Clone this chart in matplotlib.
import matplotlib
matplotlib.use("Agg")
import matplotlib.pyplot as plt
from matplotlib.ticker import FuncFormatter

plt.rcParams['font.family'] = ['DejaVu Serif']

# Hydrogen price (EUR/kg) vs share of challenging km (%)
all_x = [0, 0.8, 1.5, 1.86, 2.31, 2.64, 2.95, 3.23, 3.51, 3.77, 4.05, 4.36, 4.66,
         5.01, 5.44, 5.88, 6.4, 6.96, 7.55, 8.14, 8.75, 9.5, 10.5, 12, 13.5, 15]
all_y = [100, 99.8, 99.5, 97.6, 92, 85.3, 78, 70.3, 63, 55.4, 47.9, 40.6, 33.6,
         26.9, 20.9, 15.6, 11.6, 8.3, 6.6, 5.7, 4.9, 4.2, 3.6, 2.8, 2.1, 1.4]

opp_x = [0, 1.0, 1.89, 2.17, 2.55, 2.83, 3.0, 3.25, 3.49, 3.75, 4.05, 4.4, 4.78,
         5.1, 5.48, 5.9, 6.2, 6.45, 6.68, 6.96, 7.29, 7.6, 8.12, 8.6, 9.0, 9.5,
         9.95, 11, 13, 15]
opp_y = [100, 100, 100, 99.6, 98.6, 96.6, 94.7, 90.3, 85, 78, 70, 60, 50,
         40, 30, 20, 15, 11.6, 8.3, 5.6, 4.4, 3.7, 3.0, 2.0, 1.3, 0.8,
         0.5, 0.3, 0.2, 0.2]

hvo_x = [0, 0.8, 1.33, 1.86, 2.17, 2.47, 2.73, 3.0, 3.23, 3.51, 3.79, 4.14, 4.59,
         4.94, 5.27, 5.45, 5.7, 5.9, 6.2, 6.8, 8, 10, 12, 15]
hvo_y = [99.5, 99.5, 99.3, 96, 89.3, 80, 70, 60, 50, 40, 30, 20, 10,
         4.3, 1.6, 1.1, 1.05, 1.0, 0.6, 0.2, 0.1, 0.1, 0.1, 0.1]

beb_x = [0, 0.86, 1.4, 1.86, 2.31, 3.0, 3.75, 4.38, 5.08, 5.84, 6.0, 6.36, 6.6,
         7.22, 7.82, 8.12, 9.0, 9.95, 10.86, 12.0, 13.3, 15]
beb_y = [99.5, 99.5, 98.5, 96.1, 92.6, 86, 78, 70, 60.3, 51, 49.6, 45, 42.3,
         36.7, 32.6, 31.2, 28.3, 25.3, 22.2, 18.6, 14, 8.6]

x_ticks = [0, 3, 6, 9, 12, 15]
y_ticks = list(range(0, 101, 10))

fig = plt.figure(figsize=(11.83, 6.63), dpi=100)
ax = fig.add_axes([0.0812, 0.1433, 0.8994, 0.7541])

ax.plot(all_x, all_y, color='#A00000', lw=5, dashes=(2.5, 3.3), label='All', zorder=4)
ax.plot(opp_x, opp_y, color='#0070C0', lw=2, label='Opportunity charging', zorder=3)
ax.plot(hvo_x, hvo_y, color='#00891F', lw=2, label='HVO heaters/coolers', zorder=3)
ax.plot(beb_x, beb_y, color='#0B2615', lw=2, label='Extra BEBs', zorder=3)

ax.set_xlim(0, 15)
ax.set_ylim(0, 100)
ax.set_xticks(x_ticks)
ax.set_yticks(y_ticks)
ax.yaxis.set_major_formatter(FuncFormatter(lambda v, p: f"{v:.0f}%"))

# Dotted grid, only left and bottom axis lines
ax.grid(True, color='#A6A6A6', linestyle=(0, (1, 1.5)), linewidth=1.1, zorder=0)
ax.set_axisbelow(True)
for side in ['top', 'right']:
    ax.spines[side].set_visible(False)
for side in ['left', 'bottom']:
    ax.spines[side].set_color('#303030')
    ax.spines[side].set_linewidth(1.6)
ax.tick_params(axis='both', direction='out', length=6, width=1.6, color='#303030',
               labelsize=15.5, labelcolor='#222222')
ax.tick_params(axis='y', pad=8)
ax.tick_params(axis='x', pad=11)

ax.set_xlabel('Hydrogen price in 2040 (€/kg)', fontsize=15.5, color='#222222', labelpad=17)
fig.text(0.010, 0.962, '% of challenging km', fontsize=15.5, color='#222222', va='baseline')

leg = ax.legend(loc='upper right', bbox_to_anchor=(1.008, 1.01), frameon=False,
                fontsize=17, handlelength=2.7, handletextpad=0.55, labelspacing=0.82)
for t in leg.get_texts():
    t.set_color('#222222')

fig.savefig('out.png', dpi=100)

--- Task requirements ---
Begin with the first line of the listing and copy exactly through the line that contains "plt.rcParams['font.family'] = ['DejaVu", please, keeping both ends and leaving out everything after.

--- Finished task ---
Clone this chart in matplotlib.
import matplotlib
matplotlib.use("Agg")
import matplotlib.pyplot as plt
from matplotlib.ticker import FuncFormatter

plt.rcParams['font.family'] = ['DejaVu Serif']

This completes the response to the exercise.